Personal information
- Full name: Abdul-Hadi Abbas Al-Mahami
- Date of birth: 1915
- Place of birth: Baghdad, Baghdad Vilayet, Ottoman Iraq
- Date of death: 1990s
- Position(s): Forward

Senior career*
- Years: Team / Apps / (Gls)
- 1932-1950: Al-Quwa Al-Jawiya

Managerial career
- Nadi Al-Feili
- Iraq
- Iraq U16

= Hadi Abbas =

Iraqi football player and coach

Abdul-Hadi Abbas Al-Mahami (1915 – 1990s) was a football player and coach.

During the 1930s and 1940s, Abbas was considered as one of the most talented left sided forwards of his generation. He played for Al-Quwa Al-Jawiya and the Iraqi army national side in a career that spanned nearly twenty years.

He scored several important goals during his playing days, including one against Syrian club Al-Barada in 1938 while guesting for the Baghdad Olympic Club and one against the Polish Army in 1943.

After retiring he turned to coaching at Nadi Al-Feili in Baghdad and in 1958 he supervised the first Iraqi junior national side made up of the brightest prospects from Baghdad areas of Al-Rasafa and Al-Karkh. The group of youngsters included the likes of Abid Kadhim, Hassan "Balah" Ali, Husham Atta Ajaj, and Latif Shandal, all of whom would go on to play for the full national side.

He also had a hand at football administration, and in 1959 he was elected president of the Iraq Football Association, which he held for three years.

In 1959 during the qualifiers for the 1960 Olympic Games in Rome, Hadi took charge of the national side for the last three matches, having been Shawqi Aboud's assistant for the first match against Lebanon.

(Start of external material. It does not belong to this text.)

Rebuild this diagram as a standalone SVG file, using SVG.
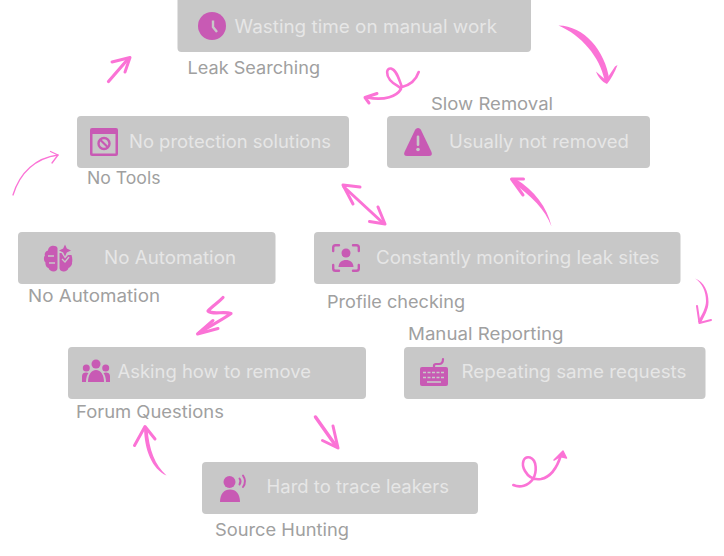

He was one of many sportsmen who held memberships with the Iraqi Communist Party that were rounded up and imprisoned by the new Baathist government after the bloody coup of February 8, 1963. He was later released by authorities but kept himself out of the limelight until his death. At the time of ruling Hashemite monarchy, Hadi had been incarcerated at the notorious Nugra Salman Prison in Nassriya for his communist sympathies, and supervised the city's local youth team for a short spell.